Information provided
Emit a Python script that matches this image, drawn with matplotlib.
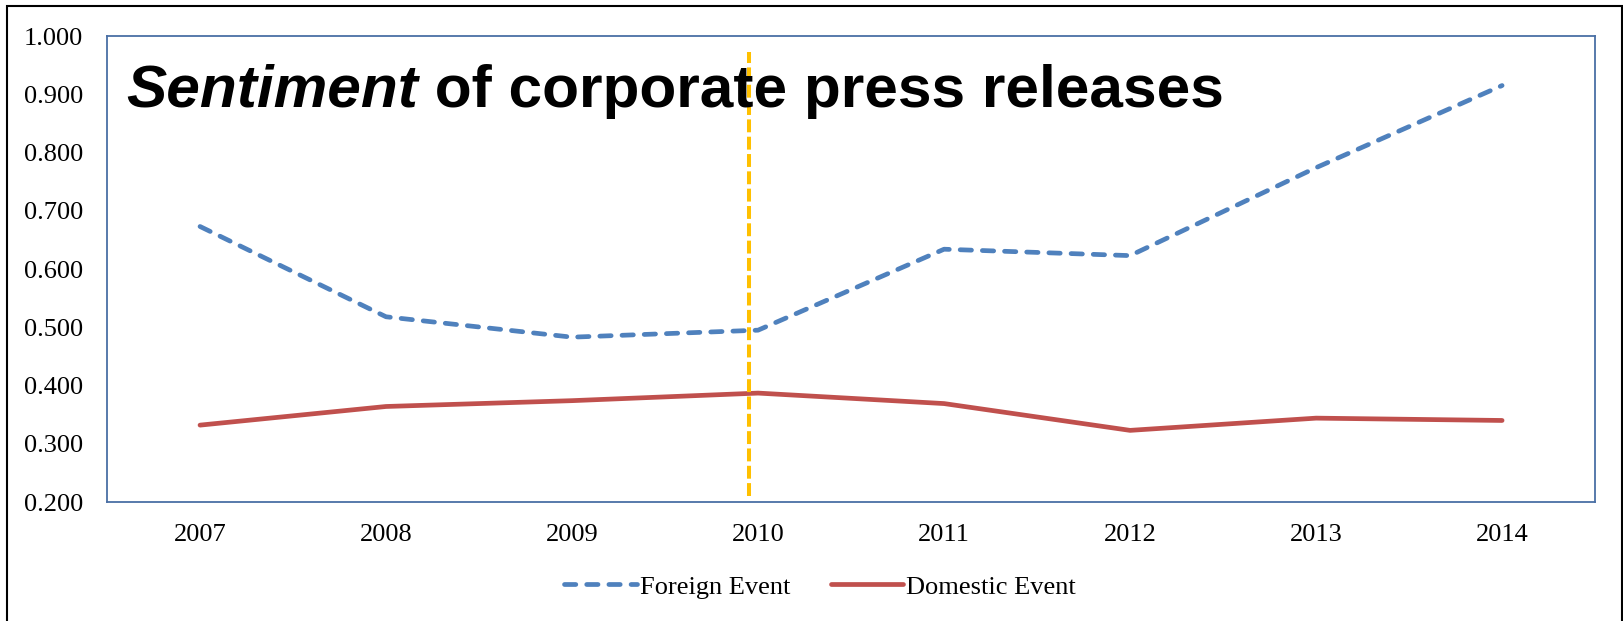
import matplotlib.pyplot as plt
from matplotlib.patches import Rectangle

years = ["2007", "2008", "2009", "2010", "2011", "2012", "2013", "2014"]
foreign = [0.673, 0.518, 0.483, 0.495, 0.634, 0.623, 0.774, 0.915]
domestic = [0.332, 0.364, 0.374, 0.387, 0.369, 0.323, 0.344, 0.340]
yticks = [0.2, 0.3, 0.4, 0.5, 0.6, 0.7, 0.8, 0.9, 1.0]
event_pos = 2.95  # the 2010 marker line, drawn just left of the category centre

serif = ["Liberation Serif", "DejaVu Serif"]
sans = ["Liberation Sans", "DejaVu Sans"]

fig = plt.figure(figsize=(16.24, 6.21), dpi=100)
ax = fig.add_axes([0.0659, 0.1916, 0.9163, 0.7504])

x = range(len(years))
ax.plot(x, foreign, color="#4F81BD", lw=3.4, linestyle=(0, (2.4, 2.3)),
        dash_capstyle="round", label="Foreign Event")
ax.plot(x, domestic, color="#C0504D", lw=3.4, solid_capstyle="round",
        label="Domestic Event")
ax.axvline(event_pos, ymin=0.013, ymax=0.966, color="#FFC000", lw=2.9,
           linestyle=(0, (3.2, 1.1)))

ax.set_xlim(-0.5, len(years) - 0.5)
ax.set_ylim(0.2, 1.0)
ax.set_xticks(list(x))
ax.set_xticklabels(years)
ax.set_yticks(yticks)
ax.set_yticklabels([f"{v:.3f}" for v in yticks])
ax.tick_params(axis="both", length=0, labelsize=19)
ax.tick_params(axis="y", pad=17)
ax.tick_params(axis="x", pad=16)
for lab in ax.get_xticklabels() + ax.get_yticklabels():
    lab.set_fontfamily(serif)
for sp in ax.spines.values():
    sp.set_color("#4A6FA5")
    sp.set_linewidth(1.3)

t1 = ax.text(0.0128, 0.848, "Sentiment", transform=ax.transAxes,
             fontsize=43.5, fontweight="bold", fontstyle="italic",
             family=sans, va="baseline", ha="left", zorder=5)
ax.annotate(" of corporate press releases", xy=(1, 0), xycoords=t1,
            fontsize=43.5, fontweight="bold", family=sans,
            va="bottom", ha="left", zorder=5)

fig.legend(loc="center", bbox_to_anchor=(0.505, 0.0548), ncol=2,
           frameon=False, prop={"family": serif, "size": 19},
           handlelength=2.75, handletextpad=0.1, columnspacing=1.55)

fig.patches.append(Rectangle((0.0043, -0.05), 0.9945, 1.0403,
                             transform=fig.transFigure, fill=False,
                             edgecolor="black", lw=1.5))

fig.savefig("out.png", dpi=100)
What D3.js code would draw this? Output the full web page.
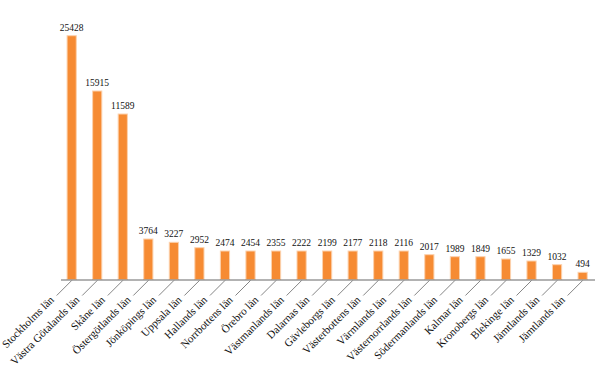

What the task requires
With the pictures left out, restate word for word every line of the data above, from the first down to the line that contains "from matplotlib.patches import Rectangle".

Finished task
Emit a Python script that matches this image, drawn with matplotlib.
import matplotlib.pyplot as plt
from matplotlib.patches import Rectangle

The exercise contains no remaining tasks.